In my previous life, I didn’t think much about cleaning, and didn’t care what I ate for dinner, as long as it was washed down with a glass or two of red wine and a couple of Marlboro Lights. It was just as likely to be a bowl of muesli as a proper meal requiring a knife and fork.
How things have changed. A house with 4/5/6 people living in it, including one child and two Italians, requires standards. There’s always something that needs to be cleaned, or repaired, or replaced. Having a baby means constant loads of laundry. Family dinners mean making lists, and shopping, and cooking, and cleaning up afterwards.
It’s not even as if I do it all myself – we have a cleaner, and more often or not it’s the boys who do the cooking. It’s not as if I spend my days staggering to the well and beating laundry on a stone. But oddly, and against every feminist principle I ever had, the running of the house fills my head much more than I ever thought it might.

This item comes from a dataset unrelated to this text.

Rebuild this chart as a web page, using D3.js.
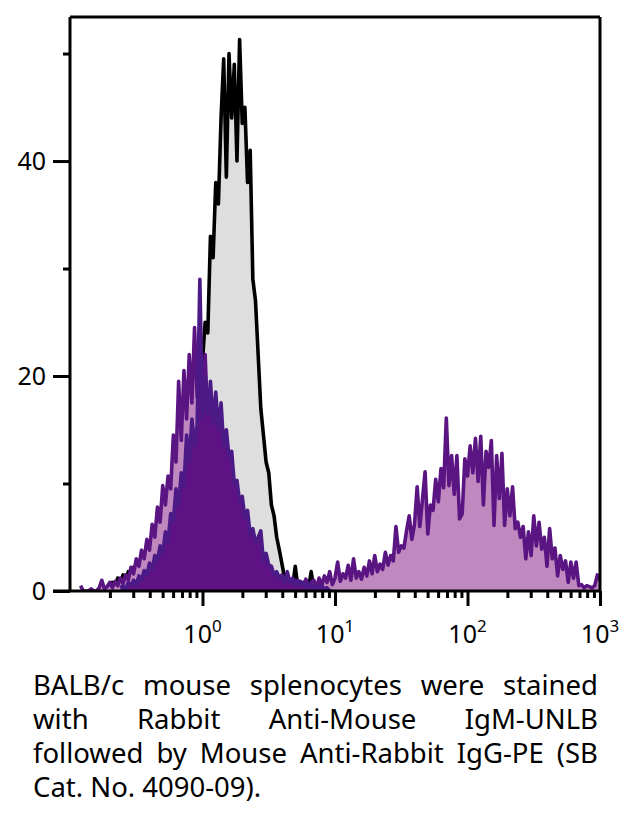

Nobody forced me to run around London buying Christmas table-cloths. No-one is really upset if the windows aren’t sparkling clean. Except me. My perfectionist self won’t let it lie. If I’m going to be the lady of the house, then I’ll do it right. I shall care if the brass on the letter box isn’t polished, or if the leaves build up outside the basement. The boy-child will be fed home-cooked meals and I will write thank you letters to those who gave him Christmas presents.
But I also reserve the right, every once in a while, to run away to Paris and smoke Gauloise Blondes in profusion, washed down with fine red wine.